ABSTRACT

The social work profession has a dual mission: “to enhance human well being and help meet the basic human needs of all people, with particular attention to the needs and empowerment of people who are vulnerable, oppressed, and living in poverty” (National Association of Social Workers (NASW), 2008). Individuals who struggle with ongoing mental health issues experience challenges in all spheres of functioning, on a daily basis. Daily life stressors and struggles can generate cumulative and chronic stress. In accordance with our profession’s mission, social work practitioners help clients to restore their optimal levels of overall functioning in various domains. Because a wide range of social and personal conditions and influences promote or mitigate mental health and illness, social workers must have a clear appreciation of the power of these social and personal conditions and influences.
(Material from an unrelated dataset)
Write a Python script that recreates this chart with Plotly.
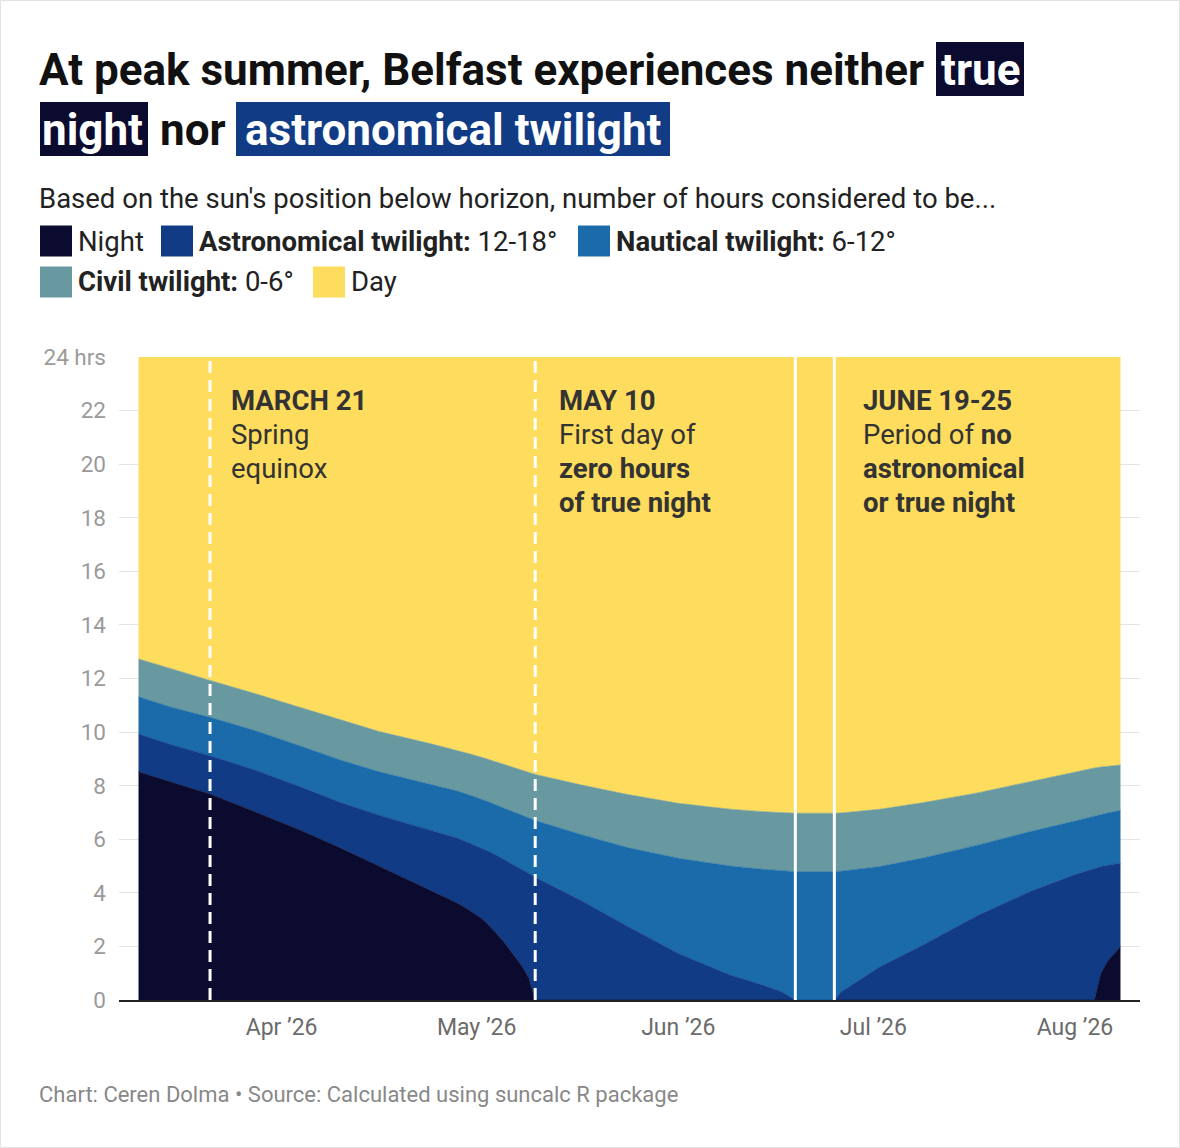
import plotly.graph_objects as go

# dates and hours per category
dates = ["2026-03-10", "2026-03-15", "2026-03-21", "2026-03-28", "2026-04-04",
         "2026-04-10", "2026-04-16", "2026-04-24", "2026-04-28", "2026-04-30",
         "2026-05-02", "2026-05-03", "2026-05-04", "2026-05-05", "2026-05-06",
         "2026-05-07", "2026-05-08", "2026-05-09", "2026-05-10",
         "2026-05-17", "2026-05-24", "2026-06-01", "2026-06-09", "2026-06-14",
         "2026-06-17", "2026-06-19", "2026-06-25", "2026-06-26", "2026-07-02",
         "2026-07-09", "2026-07-17", "2026-07-25", "2026-08-01", "2026-08-04",
         "2026-08-05", "2026-08-06", "2026-08-08"]

night = [8.52, 8.15, 7.69, 7.02, 6.33, 5.68, 4.99, 4.08, 3.62, 3.33,
         3.00, 2.76, 2.50, 2.22, 1.90, 1.58, 1.25, 0.82, 0.00,
         0, 0, 0, 0, 0, 0, 0, 0, 0, 0,
         0, 0, 0, 0, 0, 1.00, 1.45, 2.00]
astronomical = [1.41, 1.39, 1.43, 1.56, 1.62, 1.70, 1.91, 2.27, 2.43, 2.52,
                2.65, 2.77, 2.91, 3.06, 3.24, 3.42, 3.62, 3.91, 4.58,
                3.72, 2.78, 1.74, 0.93, 0.56, 0.30, 0, 0, 0.30, 1.24,
                2.10, 3.15, 4.04, 4.68, 4.92, 3.98, 3.58, 3.10]
nautical = [1.39, 1.39, 1.43, 1.47, 1.52, 1.58, 1.62, 1.68, 1.75, 1.79,
            1.83, 1.85, 1.87, 1.90, 1.94, 1.98, 2.03, 2.07, 2.12,
            2.46, 2.92, 3.55, 4.07, 4.32, 4.52, 4.79, 4.79, 4.51, 3.74,
            3.22, 2.63, 2.24, 2.00, 1.95, 1.95, 1.95, 1.97]
civil = [1.41, 1.43, 1.38, 1.38, 1.43, 1.49, 1.50, 1.53, 1.52, 1.54,
         1.56, 1.58, 1.60, 1.62, 1.64, 1.66, 1.68, 1.70, 1.72,
         1.85, 1.98, 2.05, 2.12, 2.15, 2.17, 2.18, 2.18, 2.17, 2.14,
         2.06, 1.95, 1.87, 1.84, 1.79, 1.77, 1.75, 1.70]
day = [11.27, 11.64, 12.07, 12.57, 13.10, 13.55, 13.98, 14.44, 14.68, 14.82,
       14.96, 15.04, 15.12, 15.20, 15.28, 15.36, 15.42, 15.50, 15.58,
       15.97, 16.32, 16.66, 16.88, 16.97, 17.01, 17.03, 17.03, 17.02, 16.88,
       16.62, 16.27, 15.85, 15.48, 15.34, 15.30, 15.27, 15.23]

series = [
    ("Night", night, "#0b0b30"),
    ("Astronomical twilight", astronomical, "#113c85"),
    ("Nautical twilight", nautical, "#1b6baa"),
    ("Civil twilight", civil, "#6899a0"),
    ("Day", day, "#fedc5d"),
]

y_ticks = list(range(0, 25, 2))
y_labels = [str(v) for v in y_ticks[:-1]] + ["24 hrs"]

markers = [("2026-03-21", "12px,7px"), ("2026-05-10", "12px,7px"),
           ("2026-06-19", "solid"), ("2026-06-25", "solid")]

notes = [
    (232, ["<b>MARCH 21</b>", "Spring", "equinox"]),
    (560, ["<b>MAY 10</b>", "First day of", "<b>zero hours</b>", "<b>of true night</b>"]),
    (864, ["<b>JUNE 19-25</b>", "Period of <b>no</b>", "<b>astronomical</b>", "<b>or true night</b>"]),
]

W, H = 1180, 1148
L, R, T, B = 119, 40, 357, 148
FONT = "Roboto"
PAD = 3  # annotation inner padding, taken off left-anchored texts


# pixel -> paper helpers
def px(x):
    return (x - L) / (W - L - R)


def py(y):
    return (H - B - y) / (H - T - B)


fig = go.Figure()
for name, vals, col in series:
    fig.add_trace(go.Scatter(
        x=dates, y=vals, name=name, mode="lines",
        stackgroup="one", line=dict(width=0.6, color=col),
        fillcolor=col, hoverinfo="x+y+name",
    ))

shapes = []
for d, dash in markers:
    shapes.append(dict(type="line", xref="x", yref="paper", x0=d, x1=d, y0=0, y1=1,
                       line=dict(color="white", width=3, dash=dash), layer="above"))

annotations = []
for xpix, lines in notes:
    for i, txt in enumerate(lines):
        annotations.append(dict(xref="paper", yref="paper", x=px(xpix - PAD), y=py(400 + 34 * i),
                                xanchor="left", yanchor="middle", align="left", showarrow=False,
                                text=txt, font=dict(family=FONT, size=27.5, color="#333333")))

# title with highlighted words
shapes += [
    dict(type="rect", xref="paper", yref="paper", x0=px(936), x1=px(1024), y0=py(42), y1=py(96),
         fillcolor="#0b0b30", line=dict(width=0), layer="above"),
    dict(type="rect", xref="paper", yref="paper", x0=px(40), x1=px(148), y0=py(102), y1=py(156),
         fillcolor="#0b0b30", line=dict(width=0), layer="above"),
    dict(type="rect", xref="paper", yref="paper", x0=px(236), x1=px(670), y0=py(102), y1=py(156),
         fillcolor="#113c85", line=dict(width=0), layer="above"),
]
title_parts = [
    ("At peak summer, Belfast experiences neither", 40 - PAD, 70, "left", "#111111"),
    ("true", 980, 70, "center", "white"),
    ("night", 92, 130, "center", "white"),
    ("nor", 161 - PAD, 130, "left", "#111111"),
    ("astronomical twilight", 453, 130, "center", "white"),
]
for txt, xpix, ypix, anc, col in title_parts:
    annotations.append(dict(xref="paper", yref="paper", x=px(xpix), y=py(ypix),
                            xanchor=anc, yanchor="middle", showarrow=False,
                            text="<b>" + txt + "</b>",
                            font=dict(family=FONT, size=44, color=col)))

annotations.append(dict(xref="paper", yref="paper", x=px(40 - PAD), y=py(198), xanchor="left",
                        yanchor="middle", showarrow=False,
                        text="Based on the sun's position below horizon, number of hours considered to be...",
                        font=dict(family=FONT, size=27.5, color="#222222")))

# legend built by hand
legend_items = [
    (40, 79, 241, "Night"),
    (161, 200, 241, "<b>Astronomical twilight:</b> 12-18°"),
    (578, 617, 241, "<b>Nautical twilight:</b> 6-12°"),
    (40, 79, 282, "<b>Civil twilight:</b> 0-6°"),
    (313, 352, 282, "Day"),
]
for (sx, tx, cy, txt), (_, _, col) in zip(legend_items, series):
    shapes.append(dict(type="rect", xref="paper", yref="paper", x0=px(sx), x1=px(sx + 32),
                       y0=py(cy - 15.5), y1=py(cy + 15.5), fillcolor=col, line=dict(width=0)))
    annotations.append(dict(xref="paper", yref="paper", x=px(tx - PAD), y=py(cy), xanchor="left",
                            yanchor="middle", showarrow=False, text=txt,
                            font=dict(family=FONT, size=27.5, color="#222222")))

annotations.append(dict(xref="paper", yref="paper", x=px(40 - PAD), y=py(1094), xanchor="left",
                        yanchor="middle", showarrow=False,
                        text="Chart: Ceren Dolma • Source: Calculated using suncalc R package",
                        font=dict(family=FONT, size=22, color="#888888")))

# thin frame round the graphic
shapes.append(dict(type="rect", xref="paper", yref="paper", x0=px(0.5), x1=px(W - 0.5),
                   y0=py(0.5), y1=py(H - 0.5), line=dict(color="#e3e3e3", width=1),
                   fillcolor="rgba(0,0,0,0)"))

fig.update_layout(
    width=W, height=H,
    margin=dict(l=L, r=R, t=T, b=B),
    paper_bgcolor="white", plot_bgcolor="white",
    showlegend=False,
    font=dict(family=FONT),
    shapes=shapes, annotations=annotations,
    xaxis=dict(range=["2026-03-07", "2026-08-11"], tick0="2026-04-01", dtick="M1",
               tickformat="%b ’%y", showgrid=False, showline=True, linecolor="#222222",
               linewidth=2, ticks="", tickfont=dict(family=FONT, size=23, color="#6b6b6b"),
               ticklabelstandoff=5, zeroline=False, fixedrange=True),
    yaxis=dict(range=[0, 24], tickvals=y_ticks, ticktext=y_labels, showgrid=True,
               gridcolor="#e4e4e4", gridwidth=1, zeroline=False, showline=False,
               tickfont=dict(family=FONT, size=22.5, color="#9a9a9a"),
               ticklabelstandoff=12, fixedrange=True),
)

# the page's default body margin would shift the figure by 8px
fig.write_html("out.html", config={"displayModeBar": False},
               post_script="document.body.style.margin='0';")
Social work practice theory emphasizes the importance of understanding the complex relationships between people and their environments and this represents one of the distinguishing features of our profession. One of the first ecologically based practice models, the Life Model of Social Work Practice (Germain & Gitterman, 1980) provides a theoretical and practice framework for understanding the transactional and bidirectional relationships between social and personal problems and mental health and illness. The model rests upon several key concepts, including the reciprocity of person-environment exchanges; adaptedness and adaptation; human habitat and niches; vulnerability, oppression and misuse of power; social and technological pollution; the life course conception of unique pathways in human development; the importance of considerations of historical, social and individual time; life stressors and related coping tasks; resilience; the interdependence of all phenomena and ecological feminism (Gitterman & Germain, 2008, pp. 1-2). These concepts are central to our understanding of the importance of a dual perspective when assessing individual and social vulnerabilities and resiliencies, while understanding the transactional effects of living in the world with a mental health condition.